Jesus’s love is available to everyone, without any conditions attached. He is not disconcerted by the disabled; neither is he prejudiced against those weren’t members of his own race or religion as we see with this man. The uniqueness of Jesus was not employed to lord it over others, but to be of service to them. In his presence there is no need to hide one’s disability, no one has to remain isolated in a godless world, and no one has to be rejected. Jesus’ acceptance and love open up new possibilities; for him, nothing is settled. Prejudice, on the other hand, tries to settle everything and in reality settles nothing and causes so much hurt and anxiety.

We are people of faith, but our spiritual focus is often based on what we want. Many times we struggle between our “real needs” where god works through us.
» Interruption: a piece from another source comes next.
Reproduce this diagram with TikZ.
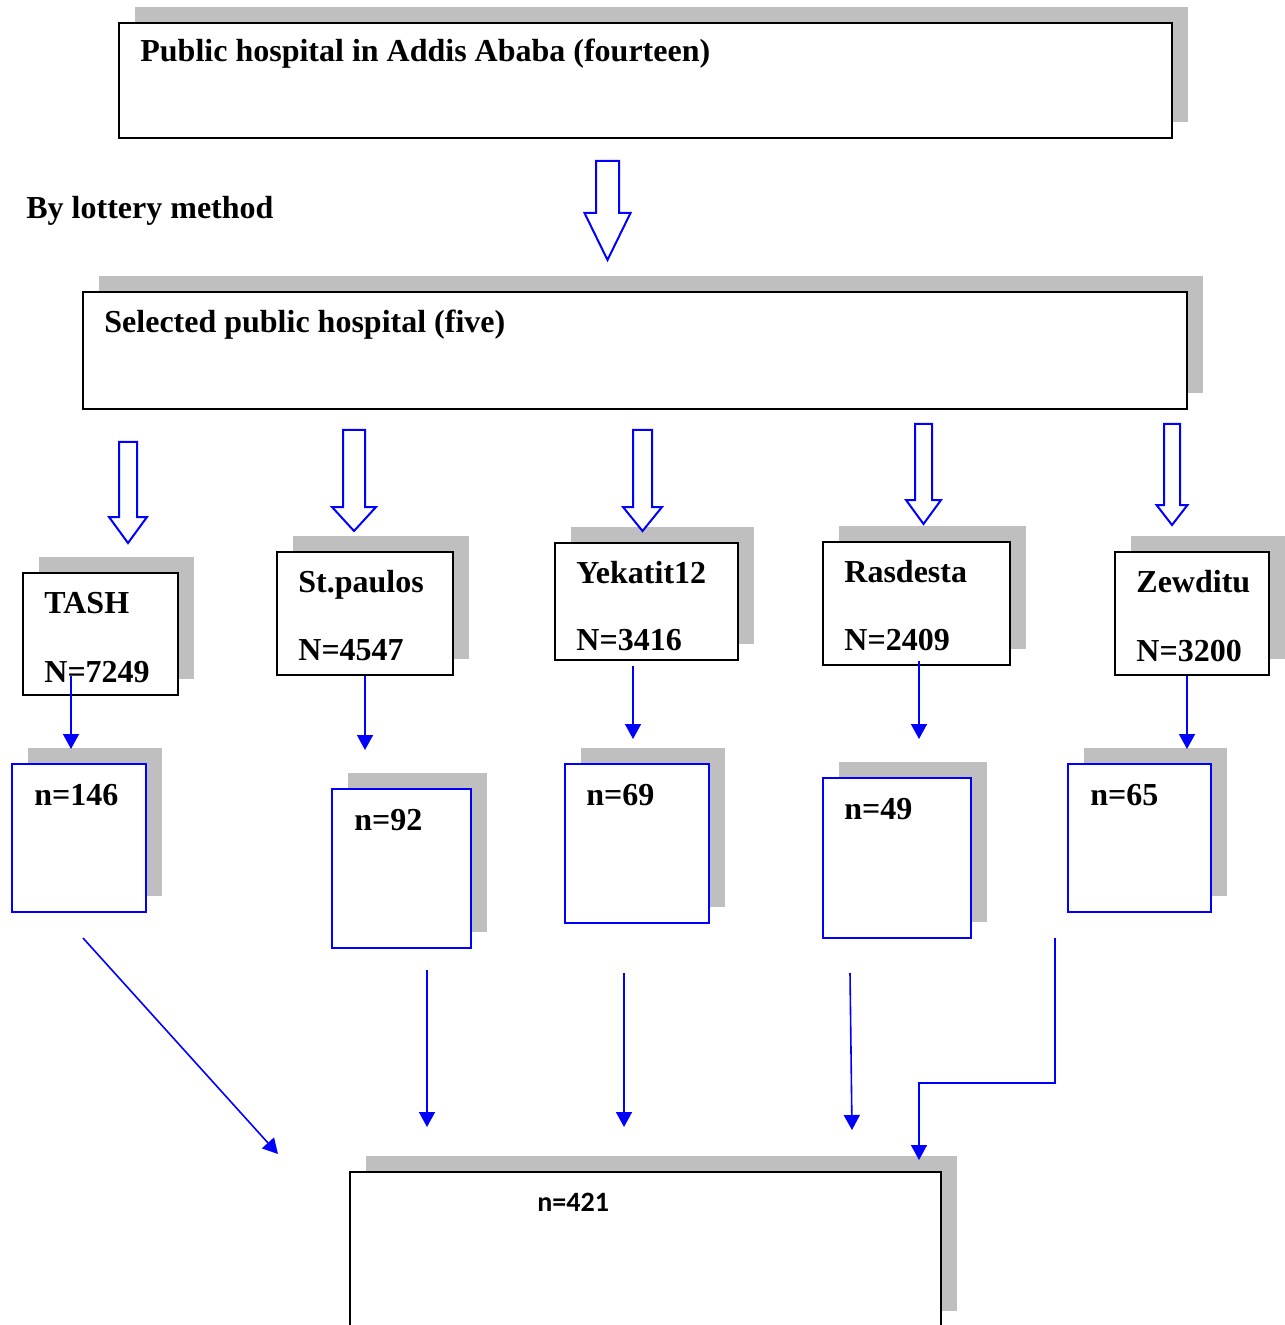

These shortcomings can lead us to discouragement many say that the “church does not fulfill my needs anymore”. On the other hand those same shortcomings can be turned around into a challenge for us to grow.

Through growth in faith, we begin to listen and understand. Then, we can speak clearly.  Our ears are no longer blocked. Our tongue is no longer held bound. Despite our shortcomings and weaknesses and all of us have many shortcomings, Jesus will touch our lives and call out to us. Are we prepared to open our ears to the call of Jesus and open our eyes to see the needs of all those around us as we are asked to do, so that people around us may say that united to Jesus in faith we have done all things well.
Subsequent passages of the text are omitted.